REQUIREMENTS - Omit every picture and return the rest of the data unaltered.

DATA SECTION -
=====
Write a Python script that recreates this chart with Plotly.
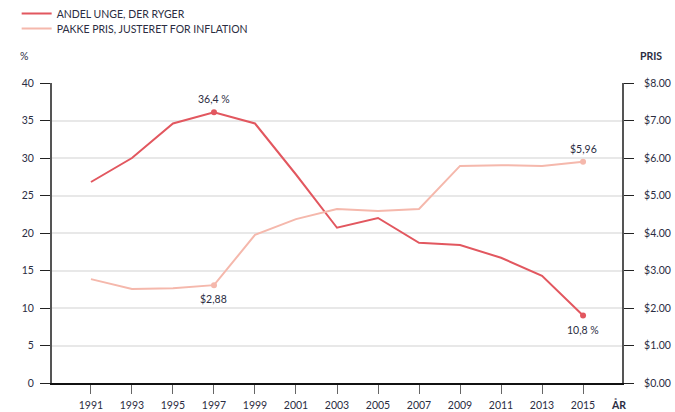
import plotly.graph_objects as go

years = [1991, 1993, 1995, 1997, 1999, 2001, 2003, 2005, 2007, 2009, 2011, 2013, 2015]
smokers_pct = [26.8, 30.0, 34.6, 36.1, 34.6, 27.8, 20.7, 22.0, 18.7, 18.4, 16.7, 14.3, 9.0]
price_usd = [2.77, 2.51, 2.53, 2.61, 3.95, 4.37, 4.64, 4.59, 4.64, 5.79, 5.81, 5.79, 5.90]
x_ticks = years
left_ticks = [0, 5, 10, 15, 20, 25, 30, 35, 40]
right_ticks = [0, 1, 2, 3, 4, 5, 6, 7, 8]

RED = "#e2575f"
PINK = "#f5b8ac"
TXT = "#2b2d42"
FONT = "Lato"

fig = go.Figure()
fig.add_trace(go.Scatter(x=years, y=smokers_pct, mode="lines", name="ANDEL UNGE, DER RYGER",
                         line=dict(color=RED, width=2), legend="legend"))
fig.add_trace(go.Scatter(x=years, y=price_usd, mode="lines", name="PAKKE PRIS, JUSTERET FOR INFLATION",
                         line=dict(color=PINK, width=2), yaxis="y2", legend="legend2"))
# highlighted points
fig.add_trace(go.Scatter(x=[years[3], years[-1]], y=[smokers_pct[3], smokers_pct[-1]], mode="markers",
                         marker=dict(color=RED, size=6), showlegend=False, hoverinfo="skip"))
fig.add_trace(go.Scatter(x=[years[3], years[-1]], y=[price_usd[3], price_usd[-1]], mode="markers",
                         marker=dict(color=PINK, size=6), showlegend=False, hoverinfo="skip", yaxis="y2"))

annotations = [
    dict(x=years[3], y=smokers_pct[3], text="36,4 %", showarrow=False, yshift=13, xref="x", yref="y"),
    dict(x=years[-1], y=smokers_pct[-1], text="10,8 %", showarrow=False, yshift=-14, xref="x", yref="y"),
    dict(x=years[3], y=price_usd[3], text="$2,88", showarrow=False, yshift=-14, xref="x", yref="y2"),
    dict(x=years[-1], y=price_usd[-1], text="$5,96", showarrow=False, yshift=13, xref="x", yref="y2"),
    dict(x=0, y=1.0, xref="paper", yref="paper", text="%", showarrow=False, xanchor="right",
         yanchor="bottom", xshift=-22, yshift=19),
    dict(x=1, y=1.0, xref="paper", yref="paper", text="<b>PRIS</b>", showarrow=False, xanchor="left",
         yanchor="bottom", xshift=16, yshift=19),
    dict(x=1, y=0, xref="paper", yref="paper", text="<b>ÅR</b>", showarrow=False, xanchor="left",
         yanchor="top", xshift=-13, yshift=-13),
]
for a in annotations:
    a["font"] = dict(family=FONT, size=10.5, color=TXT)

legend_common = dict(xanchor="left", yanchor="top", bgcolor="rgba(0,0,0,0)",
                     font=dict(family=FONT, size=10.5, color=TXT), itemwidth=30)

fig.update_layout(
    width=675, height=412,
    margin=dict(l=52, r=53, t=83, b=29, autoexpand=False),
    paper_bgcolor="white", plot_bgcolor="white",
    font=dict(family=FONT, size=10.5, color=TXT),
    showlegend=True,
    legend=dict(x=-0.062, y=1.28, **legend_common),
    legend2=dict(x=-0.062, y=1.23, **legend_common),
    xaxis=dict(range=[1989.1, 2016.9], tickvals=x_ticks, ticktext=[str(y) for y in x_ticks],
               showgrid=False, zeroline=False, showline=True, linecolor="#111", linewidth=2,
               ticks="outside", ticklen=9, tickcolor="#666", tickwidth=1, ticklabelstandoff=2),
    yaxis=dict(range=[0, 40], tickvals=left_ticks, showgrid=True, gridcolor="#e8e8e8", gridwidth=1.5,
               zeroline=False, showline=True, linecolor="#555", linewidth=2,
               ticks="outside", ticklen=10, tickcolor="#222", tickwidth=1, ticklabelstandoff=4),
    yaxis2=dict(range=[0, 8], tickvals=right_ticks, tickformat="$.2f", overlaying="y", side="right",
                showgrid=False, zeroline=False, showline=True, linecolor="#555", linewidth=2,
                ticks="outside", ticklen=10, tickcolor="#222", tickwidth=1, ticklabelstandoff=8),
    annotations=annotations,
)

fig.write_html("out.html", config={"displayModeBar": False},
               post_script="document.body.style.margin='0';document.body.style.overflow='hidden';")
=====
TASK RESULT -
Write a Python script that recreates this chart with Plotly.
import plotly.graph_objects as go

years = [1991, 1993, 1995, 1997, 1999, 2001, 2003, 2005, 2007, 2009, 2011, 2013, 2015]
smokers_pct = [26.8, 30.0, 34.6, 36.1, 34.6, 27.8, 20.7, 22.0, 18.7, 18.4, 16.7, 14.3, 9.0]
price_usd = [2.77, 2.51, 2.53, 2.61, 3.95, 4.37, 4.64, 4.59, 4.64, 5.79, 5.81, 5.79, 5.90]
x_ticks = years
left_ticks = [0, 5, 10, 15, 20, 25, 30, 35, 40]
right_ticks = [0, 1, 2, 3, 4, 5, 6, 7, 8]

RED = "#e2575f"
PINK = "#f5b8ac"
TXT = "#2b2d42"
FONT = "Lato"

fig = go.Figure()
fig.add_trace(go.Scatter(x=years, y=smokers_pct, mode="lines", name="ANDEL UNGE, DER RYGER",
                         line=dict(color=RED, width=2), legend="legend"))
fig.add_trace(go.Scatter(x=years, y=price_usd, mode="lines", name="PAKKE PRIS, JUSTERET FOR INFLATION",
                         line=dict(color=PINK, width=2), yaxis="y2", legend="legend2"))
# highlighted points
fig.add_trace(go.Scatter(x=[years[3], years[-1]], y=[smokers_pct[3], smokers_pct[-1]], mode="markers",
                         marker=dict(color=RED, size=6), showlegend=False, hoverinfo="skip"))
fig.add_trace(go.Scatter(x=[years[3], years[-1]], y=[price_usd[3], price_usd[-1]], mode="markers",
                         marker=dict(color=PINK, size=6), showlegend=False, hoverinfo="skip", yaxis="y2"))

annotations = [
    dict(x=years[3], y=smokers_pct[3], text="36,4 %", showarrow=False, yshift=13, xref="x", yref="y"),
    dict(x=years[-1], y=smokers_pct[-1], text="10,8 %", showarrow=False, yshift=-14, xref="x", yref="y"),
    dict(x=years[3], y=price_usd[3], text="$2,88", showarrow=False, yshift=-14, xref="x", yref="y2"),
    dict(x=years[-1], y=price_usd[-1], text="$5,96", showarrow=False, yshift=13, xref="x", yref="y2"),
    dict(x=0, y=1.0, xref="paper", yref="paper", text="%", showarrow=False, xanchor="right",
         yanchor="bottom", xshift=-22, yshift=19),
    dict(x=1, y=1.0, xref="paper", yref="paper", text="<b>PRIS</b>", showarrow=False, xanchor="left",
         yanchor="bottom", xshift=16, yshift=19),
    dict(x=1, y=0, xref="paper", yref="paper", text="<b>ÅR</b>", showarrow=False, xanchor="left",
         yanchor="top", xshift=-13, yshift=-13),
]
for a in annotations:
    a["font"] = dict(family=FONT, size=10.5, color=TXT)

legend_common = dict(xanchor="left", yanchor="top", bgcolor="rgba(0,0,0,0)",
                     font=dict(family=FONT, size=10.5, color=TXT), itemwidth=30)

fig.update_layout(
    width=675, height=412,
    margin=dict(l=52, r=53, t=83, b=29, autoexpand=False),
    paper_bgcolor="white", plot_bgcolor="white",
    font=dict(family=FONT, size=10.5, color=TXT),
    showlegend=True,
    legend=dict(x=-0.062, y=1.28, **legend_common),
    legend2=dict(x=-0.062, y=1.23, **legend_common),
    xaxis=dict(range=[1989.1, 2016.9], tickvals=x_ticks, ticktext=[str(y) for y in x_ticks],
               showgrid=False, zeroline=False, showline=True, linecolor="#111", linewidth=2,
               ticks="outside", ticklen=9, tickcolor="#666", tickwidth=1, ticklabelstandoff=2),
    yaxis=dict(range=[0, 40], tickvals=left_ticks, showgrid=True, gridcolor="#e8e8e8", gridwidth=1.5,
               zeroline=False, showline=True, linecolor="#555", linewidth=2,
               ticks="outside", ticklen=10, tickcolor="#222", tickwidth=1, ticklabelstandoff=4),
    yaxis2=dict(range=[0, 8], tickvals=right_ticks, tickformat="$.2f", overlaying="y", side="right",
                showgrid=False, zeroline=False, showline=True, linecolor="#555", linewidth=2,
                ticks="outside", ticklen=10, tickcolor="#222", tickwidth=1, ticklabelstandoff=8),
    annotations=annotations,
)

fig.write_html("out.html", config={"displayModeBar": False},
               post_script="document.body.style.margin='0';document.body.style.overflow='hidden';")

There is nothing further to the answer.